In Europe: EURO Falls As Trichet Sees ‘Intensified’ Risks

6 October 2011

ECB head speaks to the greater downside risks faced within the region as manifested in the Euro’s 10-year low against the yen.

The euro fell toward a 10-year low against the yen and weakened versus the dollar as European Central Bank President Jean-Claude Trichet said the region is facing “intensified downside risks.”

The pound slumped against all its major counterparts after the Bank of England unexpectedly expanded its bond-purchase plan. The Dollar Index gained after the U.K. central bank’s decision. The Swiss franc dropped after the central bank said its currency holdings rose to a record last month following its decision to cap the currency’s gain. Trichet spoke at a press conference after the ECB left interest ratesunchanged.

“The real economy is what markets are focused on, and Trichet has identified those intensifying risks,” said Jeremy Stretch, executive director of foreign-exchange strategy at Canadian Imperial Bank of Commerce in London. “If the central bank is doing nothing about those risks in terms of absolute monetary policy, then markets regard you as missing your purpose. There are still downside risks for the euro.”

The euro fell 0.7 percent to 101.81 yen at 2:12 p.m. in London after dropping to 100.76 on Oct. 4, the weakest level since June 2001. The currency slid 0.7 percent to $1.3257. It dropped to $1.3146 on Oct. 4, the lowest since Jan. 13. The yen was little changed at 76.80 per dollar.

Sterling slumped 1 percent to $1.5305, and weakened 0.4 percent to 86.75 pence per euro.

ECB Decision

ECB officials left their benchmark rate at 1.5 percent, as predicted by 41 of 52 economists in a Bloomberg News survey. Trichet, fronting a policy decision for the final time, said the ECB will resume covered-bond purchases and reintroduce year-long loans for banks as the sovereign debt crisis threatens to freeze money markets.

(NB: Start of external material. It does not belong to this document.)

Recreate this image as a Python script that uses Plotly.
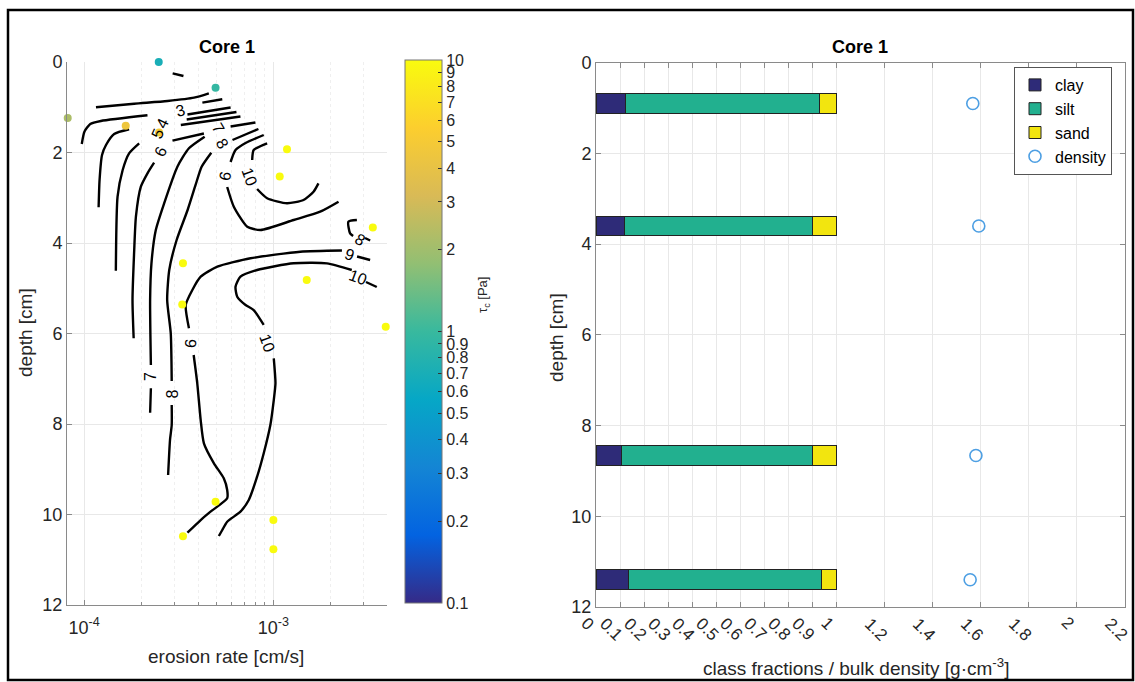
import numpy as np
import plotly.graph_objects as go

W, H = 1135, 682
MT, MB = 25, 25
FONT = "Liberation Sans, Arial, Helvetica, sans-serif"
TXT = "#262626"


def pxx(x):
    return x / W


def pxy(y):
    return 1 - (y - MT) / (H - MT - MB)


# ---------------- Left panel data (erosion rate vs depth) ----------------
# measured points: erosion rate [cm/s], depth [cm], critical shear stress tau_c [Pa]
pt_rate = [2.48e-4, 4.95e-4, 8.2e-5, 1.66e-4, 2.49e-4, 1.18e-3, 1.08e-3, 3.35e-3,
           3.33e-4, 1.50e-3, 3.30e-4, 3.92e-3, 4.95e-4, 1.0e-3, 3.33e-4, 1.0e-3]
pt_depth = [0.0, 0.57, 1.24, 1.41, 1.56, 1.93, 2.53, 3.66,
            4.45, 4.82, 5.36, 5.85, 9.72, 10.12, 10.48, 10.77]
pt_tau = [0.7, 0.95, 2.2, 4.5, 5.0, 10, 10, 10,
          10, 10, 10, 10, 10, 10, 10, 10]

# contour lines (log10 of erosion rate, depth); None = gap for label
c1_lr = [-3.532, -3.475]
c1_d = [0.250, 0.309]
c2_lr = [-3.937, -3.735, -3.559, -3.419, -3.341]
c2_d = [1.001, 0.922, 0.862, 0.789, 0.692]
c3_lr = [-4.012, -3.998, -3.967, -3.911, -3.665, None, -3.454, -3.226, None, -3.375, -3.270]
c3_d = [1.812, 1.540, 1.370, 1.304, 1.178, None, 1.160, 1.006, None, 0.899, 0.824]
c4_lr = [-3.923, -3.918, -3.905, -3.884, -3.841, -3.762, None, -3.458, -3.195]
c4_d = [3.211, 2.608, 2.055, 1.834, 1.591, 1.487, None, 1.271, 1.105]
c5_lr = [-3.832, -3.823, -3.796, -3.762, -3.709, None, -3.489, -3.174]
c5_d = [4.612, 2.977, 2.387, 2.018, 1.797, None, 1.392, 1.204]
c6_lr = [-3.738, -3.744, -3.735, -3.726, -3.700, -3.665, -3.630, None, -3.533, -3.367]
c6_d = [6.106, 5.260, 4.155, 3.419, 2.756, 2.460, 2.225, None, 1.739, 1.580]
c7_lr = [-3.651, -3.647, None,
         -3.647, -3.651, -3.644, -3.621, -3.577, -3.507, -3.446, -3.363, None,
         -3.226, -3.095]
c7_d = [7.750, 7.211, None,
        6.696, 5.260, 4.449, 3.713, 3.123, 2.314, 1.907, 1.651, None,
        1.425, 1.337]
c8_lr = [-3.556, -3.546, -3.537, -3.537, None,
         -3.537, -3.542, -3.561, -3.550, -3.511, -3.453, -3.411, -3.379, -3.328, None,
         -3.216, -3.079, None,
         -2.559, -2.604, -2.595, -2.579, None,
         -2.516, -2.489]
c8_d = [9.127, 8.354, 8.022, 7.580, None,
        7.050, 5.996, 5.260, 4.597, 3.934, 3.271, 2.718, 2.314, 2.004, None,
        1.724, 1.481, None,
        3.492, 3.529, 3.786, 3.845, None,
        3.890, 3.945]
c9_lr = [-3.226, -3.200, -3.147, -3.051, None,
         -3.244, -3.209, -3.138, -3.068, -2.893, -2.753, -2.656, None,
         -2.489, -2.558, None,
         -2.638, -2.858, -3.121, -3.296, -3.384, -3.428, -3.463, -3.446, None,
         -3.421, -3.402, -3.384, -3.367, -3.314, -3.262, -3.244, -3.244, -3.332, -3.384, -3.454]
c9_d = [2.210, 1.945, 1.790, 1.613, None,
        2.762, 3.198, 3.640, 3.713, 3.492, 3.308, 3.087, None,
        4.376, 4.298, None,
        4.166, 4.192, 4.338, 4.524, 4.745, 5.039, 5.370, 5.885, None,
        6.475, 7.101, 7.912, 8.427, 8.868, 9.200, 9.459, 9.642, 9.938, 10.122, 10.402]
c10_lr = [-3.112, -3.104, -3.033, None,
          -3.086, -3.033, -2.928, -2.841, -2.788, -2.762, None,
          -2.454, -2.511, None,
          -2.586, -2.717, -2.893, -3.086, -3.174, -3.200, -3.191, -3.147, -3.104, -3.051, None,
          -2.998, -2.989, -2.998, -3.016, -3.051, -3.086, -3.130, -3.174, -3.244, -3.270, -3.288]
c10_d = [2.166, 1.945, 1.797, None,
         2.807, 3.012, 3.123, 3.050, 2.866, 2.681, None,
         4.972, 4.862, None,
         4.597, 4.449, 4.449, 4.597, 4.745, 4.966, 5.187, 5.370, 5.481, 5.812, None,
         6.548, 7.101, 7.470, 8.022, 8.647, 9.165, 9.680, 9.938, 10.159, 10.343, 10.475]

lab_text = ["3", "4", "5", "6", "7", "8", "9", "10", "8", "9", "10", "9", "10", "7", "8"]
lab_lr = [-3.489, -3.586, -3.611, -3.595, -3.289, -3.270, -3.258, -3.129,
          -2.542, -2.600, -2.551, -3.437, -3.032, -3.646, -3.538]
lab_d = [1.072, 1.359, 1.580, 1.978, 1.459, 1.801, 2.519, 2.541,
         3.912, 4.265, 4.762, 6.221, 6.221, 6.961, 7.337]
lab_angle = [-15, -65, -65, -65, 60, 60, 100, 70, 30, 20, 20, 95, 70, -90, -90]

cb_ticks = [0.1, 0.2, 0.3, 0.4, 0.5, 0.6, 0.7, 0.8, 0.9, 1, 2, 3, 4, 5, 6, 7, 8, 9, 10]
cb_labels = ["0.1", "0.2", "0.3", "0.4", "0.5", "0.6", "0.7", "0.8", "0.9", "1",
             "2", "3", "4", "5", "6", "7", "8", "9", "10"]

# ---------------- Right panel data ----------------
bar_depth = [0.9, 3.6, 8.67, 11.4]
clay = [0.121, 0.120, 0.104, 0.137]
silt = [0.810, 0.781, 0.796, 0.799]
sand = [0.069, 0.099, 0.100, 0.064]
dens_depth = [0.9, 3.6, 8.66, 11.4]
density = [1.567, 1.592, 1.580, 1.556]
rx_ticks = [0, 0.1, 0.2, 0.3, 0.4, 0.5, 0.6, 0.7, 0.8, 0.9, 1, 1.2, 1.4, 1.6, 1.8, 2, 2.2]
rx_labels = ["0", "0.1", "0.2", "0.3", "0.4", "0.5", "0.6", "0.7", "0.8", "0.9", "1",
             "1.2", "1.4", "1.6", "1.8", "2", "2.2"]

parula = [[0.0, "#352A87"], [0.125, "#0363E1"], [0.25, "#1485D4"], [0.375, "#06A7C6"],
          [0.5, "#38B99E"], [0.625, "#92BF73"], [0.75, "#D9BA56"], [0.875, "#FCCE2E"],
          [1.0, "#F9FB0E"]]

fig = go.Figure()

contours = [(c1_lr, c1_d), (c2_lr, c2_d), (c3_lr, c3_d), (c4_lr, c4_d), (c5_lr, c5_d),
            (c6_lr, c6_d), (c7_lr, c7_d), (c8_lr, c8_d), (c9_lr, c9_d), (c10_lr, c10_d)]
for lr, d in contours:
    fig.add_trace(go.Scatter(
        x=[None if v is None else 10 ** v for v in lr], y=d, mode="lines",
        line=dict(color="black", width=2.4, shape="spline", smoothing=0.6),
        connectgaps=False, showlegend=False, hoverinfo="skip", xaxis="x", yaxis="y"))

fig.add_trace(go.Scatter(
    x=pt_rate, y=pt_depth, mode="markers", showlegend=False, cliponaxis=False,
    xaxis="x", yaxis="y",
    marker=dict(size=8, color=np.log10(pt_tau), cmin=-1, cmax=1, colorscale=parula,
                showscale=True,
                colorbar=dict(x=pxx(405), xanchor="left", xpad=0, y=pxy(331.5), yanchor="middle",
                              ypad=0, len=543 / (H - MT - MB), lenmode="fraction", thickness=37,
                              thicknessmode="pixels", tickvals=np.log10(cb_ticks).tolist(),
                              ticktext=cb_labels, ticks="inside", ticklen=4, tickcolor="#333",
                              outlinewidth=1, outlinecolor="#777",
                              tickfont=dict(size=16, family=FONT, color=TXT)))))

fig.add_trace(go.Bar(orientation="h", x=clay, y=bar_depth, width=0.44, name="clay",
                     marker=dict(color="#2E2B78", line=dict(color="#222", width=1)),
                     xaxis="x2", yaxis="y2"))
fig.add_trace(go.Bar(orientation="h", x=silt, y=bar_depth, width=0.44, name="silt",
                     marker=dict(color="#22B08F", line=dict(color="#222", width=1)),
                     xaxis="x2", yaxis="y2"))
fig.add_trace(go.Bar(orientation="h", x=sand, y=bar_depth, width=0.44, name="sand",
                     marker=dict(color="#F2E50F", line=dict(color="#222", width=1)),
                     xaxis="x2", yaxis="y2"))
fig.add_trace(go.Scatter(x=density, y=dens_depth, mode="markers", name="density",
                         marker=dict(symbol="circle-open", size=12, color="#4D9FE3",
                                     line=dict(width=1.6, color="#4D9FE3")),
                         xaxis="x2", yaxis="y2"))

annotations = []
for t, x, y, a in zip(lab_text, lab_lr, lab_d, lab_angle):
    annotations.append(dict(x=x, y=y, xref="x", yref="y", text=t, showarrow=False,
                            textangle=a, font=dict(size=16, family=FONT, color="black")))

# rotated tick labels of the right panel (MATLAB-style placement)
for v, t in zip(rx_ticks, rx_labels):
    annotations.append(dict(x=v, y=pxy(607), xref="x2", yref="paper", text=t,
                            showarrow=False, textangle=45, xanchor="center",
                            yanchor="middle", xshift=-9, yshift=-(13 + 3.3 * len(t)),
                            font=dict(size=17, family=FONT, color=TXT)))


def txt(x, y, t, size=19, angle=0, bold=False, color=TXT):
    annotations.append(dict(x=pxx(x), y=pxy(y), xref="paper", yref="paper",
                            text=("<b>%s</b>" % t) if bold else t, showarrow=False,
                            textangle=angle, xanchor="center", yanchor="middle",
                            font=dict(size=size, family=FONT, color=color)))


txt(227, 47, "Core 1", 18, bold=True, color="black")
txt(860, 47, "Core 1", 18, bold=True, color="black")
txt(26, 333, "depth [cm]", 19, angle=-90)
txt(556, 338, "depth [cm]", 19, angle=-90)
txt(226, 656, "erosion rate [cm/s]", 19)
txt(856, 667, "class fractions / bulk density [g·cm<sup>-3</sup>]", 19)
txt(483, 295, "τ<sub>c</sub> [Pa]", 13, angle=-90)

grid = "#e8e8e8"
axcol = "#8a8a8a"
tickfont = dict(size=18, family=FONT, color=TXT)
minor_vals = [2e-4, 3e-4, 4e-4, 5e-4, 6e-4, 7e-4, 8e-4, 9e-4, 2e-3, 3e-3]

fig.update_layout(
    autosize=True, margin=dict(l=0, r=0, t=MT, b=MB, autoexpand=False),
    paper_bgcolor="white", plot_bgcolor="white", barmode="stack",
    font=dict(family=FONT, color=TXT),
    xaxis=dict(type="log", range=[-4.09, -2.4], domain=[pxx(67), pxx(387)], anchor="y",
               tickvals=[1e-4, 1e-3], ticktext=["10<sup>-4</sup>", "10<sup>-3</sup>"],
               ticks="inside", ticklen=5, tickcolor=axcol, showline=True, linecolor=axcol,
               showgrid=True, gridcolor=grid, zeroline=False, tickfont=tickfont,
               ticklabelstandoff=6, automargin=False,
               minor=dict(tickvals=minor_vals, ticks="inside", ticklen=3, tickcolor=axcol,
                          showgrid=True, gridcolor="#efefef", griddash="dot")),
    yaxis=dict(range=[12, 0], domain=[pxy(605), pxy(62)], anchor="x",
               tickvals=[0, 2, 4, 6, 8, 10, 12], ticks="inside", ticklen=5, tickcolor=axcol,
               showline=True, linecolor=axcol, showgrid=True, gridcolor=grid,
               zeroline=False, tickfont=tickfont, automargin=False),
    xaxis2=dict(range=[0, 2.2], domain=[pxx(596), pxx(1125)], anchor="y2",
                tickvals=rx_ticks, showticklabels=False, ticks="inside",
                ticklen=5, tickcolor=axcol, showline=True, linecolor=axcol, mirror="ticks",
                showgrid=True, gridcolor=grid, zeroline=False, automargin=False),
    yaxis2=dict(range=[12, 0], domain=[pxy(607), pxy(62.7)], anchor="x2",
                tickvals=[0, 2, 4, 6, 8, 10, 12], ticks="inside", ticklen=5, tickcolor=axcol,
                showline=True, linecolor=axcol, mirror="ticks", showgrid=True,
                gridcolor=grid, zeroline=False, tickfont=tickfont, automargin=False),
    legend=dict(x=pxx(1112), xanchor="right", y=pxy(67), yanchor="top",
                bordercolor="#555", borderwidth=1, bgcolor="white", traceorder="normal",
                font=dict(size=16, family=FONT, color="black"), tracegroupgap=0,
                itemwidth=30),
    annotations=annotations,
    shapes=[dict(type="rect", xref="paper", yref="paper", x0=pxx(8), x1=pxx(1133),
                 y0=pxy(680), y1=pxy(10), line=dict(color="black", width=2.5))],
)

fig.write_html("out.html",
               config={"displayModeBar": False},
               default_width="%dpx" % W,
               default_height="%dpx; position:absolute; left:0px; top:0px" % H,
               post_script="document.body.style.margin='0px';document.body.style.overflow='hidden';")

“In terms of the 12-month long-term repurchase operations and the covered bond purchase program, that’s exactly what was anticipated and the market has been relatively unimpressed,” Stretch said.

Sterling tumbled after U.K. policy makers said they would increase their bond-purchase program by 75 billion pounds. The median forecast of economists surveyed by Bloomberg News was for no change.

“It’s slightly bigger than we thought,” said John Hydeskov, chief analyst at Danske Bank A/S in London. “It’s definitely not good for the pound. We’re seeing a big weakening at the moment. I would say that this can continue to 87.50 pence.”

The main rate was maintained at 0.5 percent, as predicted by all 53 economists in a separate survey.

Recovery Threatened

The central bank, which expects to complete the new round of purchases in four months, said in a statement that slowing global growth and the turmoil in Europe “threaten the U.K. recovery.” It also said it is now “more likely” that inflation will undershoot its 2 percent goal in the medium term.

The Dollar Index, which IntercontinentalExchange Inc. uses to track the greenback against the currencies of six major U.S. trading partners, gained 0.6 percent to 79.456.

The franc dropped for a second day against the dollar on speculation the central bank will impose further measures to contain its strength after imposing the cap last month at 1.20 per euro. Reserves jumped to 282.4 billion francs ($306 billion) at the end of September, from 253.4 billion francs the previous month, the SNB said.

“The Swiss National Bank supports the euro-franc exchange rate with franc sales, and there is continued speculation that the SNB might raise the lower threshold for the euro-franc from 1.20,” Lutz Karpowitz, a senior currency strategist at Commerzbank in Frankfurt, wrote in a note to clients.

The franc dropped 0.7 percent to 92.93 centimes per dollar, and fell 0.7 percent to 82.64 yen. It was little changed at 1.2346 per euro.